How does your year usually play out? 

I can pretty much script my life month by month. January is irrigating cotton, in February I’m still irrigating cotton and spraying and starting to get country prepared for the upcoming winter crops. March is defoliating cotton, April is picking cotton, in May I’m finishing cotton picking and sowing winter crops, spraying and turning the cotton country around and preparing it to go back into wheat. June is sowing and then through to August I’m following a spray program and trying to sneak in a holiday somewhere. September is starting to fertilise and prepare cotton country, October is planting cotton and starting winter crop harvest, November is winter crop harvest and December is fertilizing cotton and starting to irrigate and trying to find some time off over Christmas. That is pretty much the script I follow every year. 

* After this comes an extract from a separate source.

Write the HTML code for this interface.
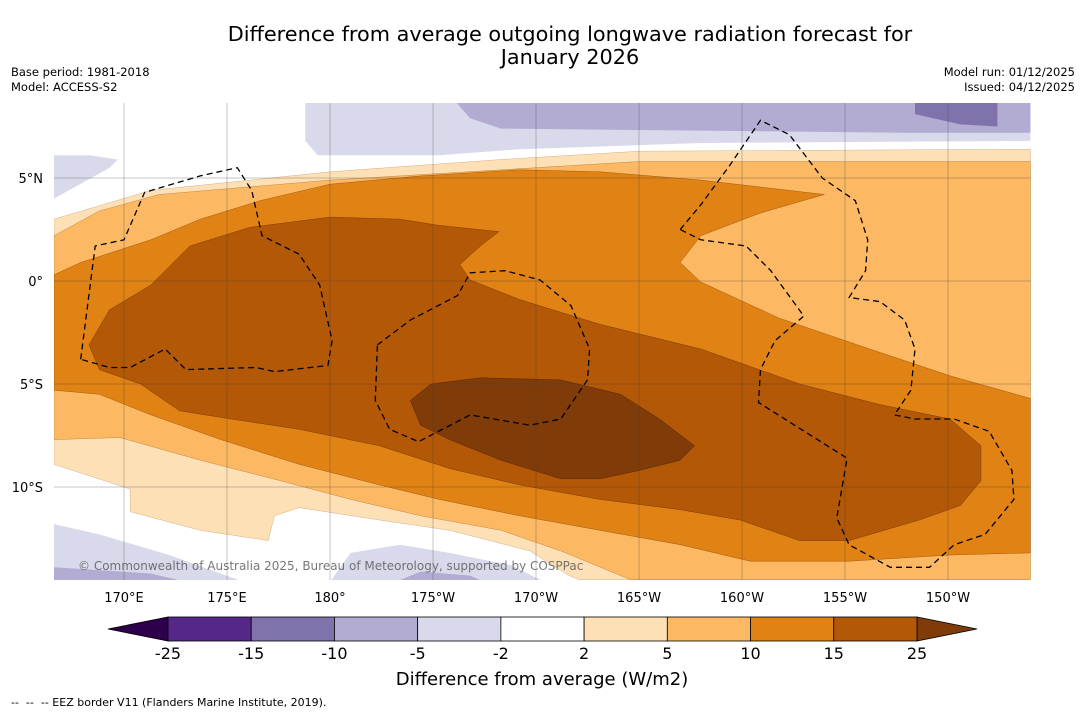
<!DOCTYPE html>
<html><head><meta charset="utf-8"><style>
body{margin:0;background:#fff;font-family:"Liberation Sans","DejaVu Sans",sans-serif;}
#wrap{position:relative;width:1085px;height:713px;overflow:hidden;background:#fff}
</style></head><body>
<div id="wrap">
<svg id="svg" width="1085" height="713" xmlns="http://www.w3.org/2000/svg">
<text x="570" y="41" text-anchor="middle" font-size="20.8" font-family="DejaVu Sans, sans-serif">Difference from average outgoing longwave radiation forecast for</text>
<text x="570" y="64" text-anchor="middle" font-size="20.8" font-family="DejaVu Sans, sans-serif">January 2026</text>
<text x="11" y="76" font-size="11.5" font-family="DejaVu Sans, sans-serif">Base period: 1981-2018</text>
<text x="11" y="91" font-size="11.5" font-family="DejaVu Sans, sans-serif">Model: ACCESS-S2</text>
<text x="1075" y="76" text-anchor="end" font-size="11.5" font-family="DejaVu Sans, sans-serif">Model run: 01/12/2025</text>
<text x="1075" y="91" text-anchor="end" font-size="11.5" font-family="DejaVu Sans, sans-serif">Issued: 04/12/2025</text>
<defs><clipPath id="mapclip"><rect x="54" y="103" width="977" height="477"/></clipPath></defs>
<g id="map" clip-path="url(#mapclip)"></g>
<g id="axes"></g>
<text x="78" y="570" font-size="12" fill="#555" fill-opacity="0.8" font-family="DejaVu Sans, sans-serif">© Commonwealth of Australia 2025, Bureau of Meteorology, supported by COSPPac</text>
<g id="cbar"></g>
<text x="542" y="685" text-anchor="middle" font-size="18" font-family="DejaVu Sans, sans-serif">Difference from average (W/m2)</text>
<text x="11" y="706" font-size="11" font-family="DejaVu Sans, sans-serif" xml:space="preserve">--  --  -- EEZ border V11 (Flanders Marine Institute, 2019).</text>
</svg>
</div>
<script>
const levels=["-25","-15","-10","-5","-2","2","5","10","15","25"];
const levelColors=["#542788","#8073ac","#b2abd2","#d8daeb","#ffffff","#fee0b6","#fdb863","#e08214","#b35806"];
const lonTicks=[170,175,180,185,190,195,200,205,210];
const lonTickLabels=["170°E","175°E","180°","175°W","170°W","165°W","160°W","155°W","150°W"];
const latTicks=[5,0,-5,-10];
const latTickLabels=["5°N","0°","5°S","10°S"];
const contourLight=[[166.6,3.0],[171.3,4.4],[180.0,5.3],[188.3,5.9],[195.0,6.3],[214,6.4],[214,-14.5],[192.1,-14.5],[191.6,-14.3],[189.7,-13.1],[185.8,-12.1],[182.4,-11.6],[178.5,-11.0],[177.3,-11.4],[177.0,-12.6],[173.7,-12.1],[170.3,-11.2],[170.3,-10.1],[166.6,-8.9]];
const contour5=[[166.6,2.2],[168.8,3.4],[171.7,4.2],[180.0,4.9],[188.3,5.4],[195.0,5.8],[214,5.8],[214,-14.5],[194.6,-14.5],[194.1,-14.3],[191.2,-13.1],[188.3,-12.1],[184.4,-11.4],[181.0,-10.6],[177.6,-9.7],[173.7,-8.7],[169.8,-7.6],[166.6,-7.7]];
const contour10=[[166.6,0.3],[167.9,0.9],[171.3,2.0],[173.7,3.0],[176.6,3.9],[180.0,4.7],[184.4,5.1],[189.2,5.4],[193.1,5.3],[198.0,4.9],[204.0,4.2],[200.9,3.3],[198.0,2.2],[197.0,0.9],[198.0,-0.05],[201.8,-1.8],[206.2,-3.3],[210.1,-4.6],[214,-5.7],[214,-13.2],[210.1,-13.3],[205.2,-13.6],[200.4,-13.6],[197.0,-12.8],[193.1,-12.1],[189.2,-11.4],[185.3,-10.6],[182.4,-9.9],[178.5,-8.9],[174.7,-7.7],[171.3,-6.5],[168.8,-5.5],[166.6,-5.3]];
const contour15=[[168.3,-3.1],[169.3,-1.4],[171.3,-0.2],[173.2,1.7],[176.1,2.6],[180.0,3.1],[183.4,3.0],[185.3,2.7],[188.2,2.4],[187.3,1.7],[186.3,0.8],[186.8,0.05],[189.2,-0.9],[193.1,-2.1],[198.0,-3.3],[202.8,-5.0],[206.7,-6.0],[210.1,-6.7],[211.6,-8.0],[211.6,-9.7],[210.6,-10.9],[208.6,-11.6],[205.2,-12.6],[202.8,-12.6],[199.9,-11.6],[197.0,-11.1],[193.1,-10.6],[189.2,-9.9],[185.8,-9.1],[182.4,-8.0],[178.5,-7.2],[175.2,-6.7],[172.7,-6.3],[170.8,-5.0],[168.8,-4.3]];
const contour25=[[183.9,-5.8],[184.9,-5.0],[187.3,-4.7],[191.2,-4.8],[194.1,-5.5],[196.0,-6.7],[197.7,-8.0],[197.0,-8.7],[195.0,-9.2],[193.1,-9.6],[191.2,-9.6],[188.3,-8.7],[185.8,-7.7],[184.4,-7.0]];
const negTopLight=[[178.8,8.7],[178.8,6.8],[179.4,6.1],[185.3,6.1],[189.2,6.4],[198.0,6.7],[214,6.8],[214,8.7]];
const negLeftLight=[[166.6,6.1],[168.3,6.1],[169.7,5.9],[169.3,5.5],[166.6,4.0]];
const negTop5=[[186.1,8.7],[186.8,7.9],[188.3,7.4],[198.0,7.3],[207.7,7.2],[214,7.2],[214,8.7]];
const negTop10=[[208.4,8.7],[212.4,8.7],[212.4,7.5],[210.6,7.6],[208.4,8.1]];
const negBLLight=[[166.6,-11.8],[168.8,-12.3],[172.2,-13.3],[175.8,-14.6],[166.6,-14.6]];
const negBL5=[[166.6,-13.9],[171.3,-14.2],[173.0,-14.6],[166.6,-14.6]];
const negBMLight=[[180.0,-14.6],[181.0,-13.2],[183.4,-12.8],[185.8,-13.2],[188.8,-13.8],[190.4,-14.6]];
const negBM5=[[183.2,-14.6],[184.4,-14.1],[186.8,-14.3],[187.5,-14.6]];
const eezWest=[[167.9,-3.8],[168.6,1.7],[170.0,2.0],[171.0,4.3],[173.7,5.1],[175.5,5.5],[176.2,4.4],[176.7,2.2],[178.5,1.3],[179.5,-0.2],[180.1,-2.9],[179.9,-4.1],[177.3,-4.4],[176.4,-4.2],[173.0,-4.3],[172.0,-3.3],[170.3,-4.2],[169.3,-4.2]];
const eezMid=[[182.3,-3.1],[183.9,-1.9],[186.2,-0.7],[186.8,0.4],[188.5,0.5],[190.2,0.05],[191.7,-1.2],[192.6,-3.3],[192.5,-4.8],[191.2,-6.7],[189.7,-7.0],[186.8,-6.5],[184.3,-7.8],[182.9,-7.2],[182.2,-5.8]];
const eezEast=[[197.0,2.5],[198.0,3.7],[199.4,5.6],[200.9,7.8],[202.3,7.1],[203.9,5.0],[205.5,3.9],[206.1,2.0],[206.0,0.5],[205.2,-0.8],[206.7,-1.0],[207.9,-1.9],[208.4,-3.3],[208.2,-5.3],[207.4,-6.5],[208.4,-6.7],[210.3,-6.7],[212.0,-7.3],[213.1,-9.2],[213.2,-10.6],[211.8,-12.3],[210.3,-12.8],[209.1,-13.9],[207.2,-13.9],[205.2,-12.8],[204.6,-11.5],[205.1,-8.6],[200.8,-5.9],[200.9,-4.3],[201.6,-2.9],[203.0,-1.7],[201.4,0.5],[200.2,1.7],[198.0,2.0]];

const NS="http://www.w3.org/2000/svg";
function xOf(lon){return 124+(lon-170)*20.6;}
function yOf(lat){return 281-lat*20.6;}
function pts(a){return a.map(p=>xOf(p[0]).toFixed(1)+","+yOf(p[1]).toFixed(1)).join(" ");}
const map=document.getElementById("map");
function poly(a,fill,name,stroke){
  const e=document.createElementNS(NS,"polygon");
  e.setAttribute("points",pts(a));
  e.setAttribute("fill",fill);
  e.setAttribute("stroke",stroke||"none");
  e.setAttribute("stroke-width","0.4");
  e.setAttribute("stroke-linejoin","round");
  
  
  map.appendChild(e);
}
poly(negTopLight,levelColors[3],"contour-neg5-top");
poly(negLeftLight,levelColors[3],"contour-neg5-left");
poly(negTop5,levelColors[2],"contour-neg10-top");
poly(negTop10,levelColors[1],"contour-neg15-top");
poly(negBLLight,levelColors[3],"contour-neg5-bottom-left");
poly(negBL5,levelColors[2],"contour-neg10-bottom-left");
poly(negBMLight,levelColors[3],"contour-neg5-bottom-mid");
poly(negBM5,levelColors[2],"contour-neg10-bottom-mid");
poly(contourLight,levelColors[5],"contour-2-5","#c9a070");
poly(contour5,levelColors[6],"contour-5-10","#b07a30");
poly(contour10,levelColors[7],"contour-10-15","#8a4c08");
poly(contour15,levelColors[8],"contour-15-25","#6a3004");
poly(contour25,"#7f3b08","contour-over-25","#4a2004");
function eez(a,name){
  const e=document.createElementNS(NS,"polygon");
  e.setAttribute("points",pts(a));
  e.setAttribute("fill","none");
  e.setAttribute("stroke","#000");
  e.setAttribute("stroke-width","1.3");
  e.setAttribute("stroke-dasharray","6,4");
  
  
  map.appendChild(e);
}
eez(eezWest,"eez-border-west");
eez(eezMid,"eez-border-middle");
eez(eezEast,"eez-border-east");
const axes=document.getElementById("axes");
lonTicks.forEach((lon,i)=>{
  const l=document.createElementNS(NS,"line");
  l.setAttribute("x1",xOf(lon));l.setAttribute("x2",xOf(lon));
  l.setAttribute("y1",103);l.setAttribute("y2",580);
  l.setAttribute("stroke","#444");l.setAttribute("stroke-width","0.5");l.setAttribute("stroke-opacity","0.6");
  
  
  axes.appendChild(l);
  const t=document.createElementNS(NS,"text");
  t.setAttribute("x",xOf(lon));t.setAttribute("y",602);
  t.setAttribute("text-anchor","middle");t.setAttribute("font-size","13");
  t.setAttribute("font-family","DejaVu Sans, sans-serif");
  t.textContent=lonTickLabels[i];
  
  
  axes.appendChild(t);
});
latTicks.forEach((lat,i)=>{
  const l=document.createElementNS(NS,"line");
  l.setAttribute("x1",54);l.setAttribute("x2",1031);
  l.setAttribute("y1",yOf(lat));l.setAttribute("y2",yOf(lat));
  l.setAttribute("stroke","#444");l.setAttribute("stroke-width","0.5");l.setAttribute("stroke-opacity","0.6");
  
  
  axes.appendChild(l);
  const t=document.createElementNS(NS,"text");
  t.setAttribute("x",43);t.setAttribute("y",yOf(lat)+5);
  t.setAttribute("text-anchor","end");t.setAttribute("font-size","13");
  t.setAttribute("font-family","DejaVu Sans, sans-serif");
  t.textContent=latTickLabels[i];
  
  
  axes.appendChild(t);
});
const cb=document.getElementById("cbar");
const cx0=168,cx1=917,cy=617,ch=24,bw=(cx1-cx0)/levelColors.length;
const lt=document.createElementNS(NS,"polygon");
lt.setAttribute("points",`108,${cy+ch/2} ${cx0},${cy} ${cx0},${cy+ch}`);
lt.setAttribute("fill","#2d004b");lt.setAttribute("stroke","#000");lt.setAttribute("stroke-width","0.8");


cb.appendChild(lt);
const rt=document.createElementNS(NS,"polygon");
rt.setAttribute("points",`977,${cy+ch/2} ${cx1},${cy} ${cx1},${cy+ch}`);
rt.setAttribute("fill","#7f3b08");rt.setAttribute("stroke","#000");rt.setAttribute("stroke-width","0.8");


cb.appendChild(rt);
levelColors.forEach((c,i)=>{
  const r=document.createElementNS(NS,"rect");
  r.setAttribute("x",cx0+i*bw);r.setAttribute("y",cy);r.setAttribute("width",bw);r.setAttribute("height",ch);
  r.setAttribute("fill",c);r.setAttribute("stroke","#000");r.setAttribute("stroke-width","0.8");
  
  
  cb.appendChild(r);
});
levels.forEach((lab,i)=>{
  const t=document.createElementNS(NS,"text");
  t.setAttribute("x",cx0+i*bw);t.setAttribute("y",659);
  t.setAttribute("text-anchor","middle");t.setAttribute("font-size","16");
  t.setAttribute("font-family","DejaVu Sans, sans-serif");
  t.textContent=lab;
  
  
  cb.appendChild(t);
});
</script>
</body></html>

How is the cotton looking? 

Excellent. It’s all planted on full moisture and starting to come out of the ground. I’ve just got to get off the header and back on the spray rig to spray the cotton when I get a chance. 

If you had a meeting with the Prime Minister this afternoon, what would you talk to him about? 

It would be a conversation about the restoration of property rights. There are a whole lot of issues around native vegetation, water sharing plans and how they impact on access to irrigation rights. Just that continual creep of legislation into every day farming practices. 

If you could convince the entire world of one thing what would it be? 

That food doesn’t just come from the supermarket.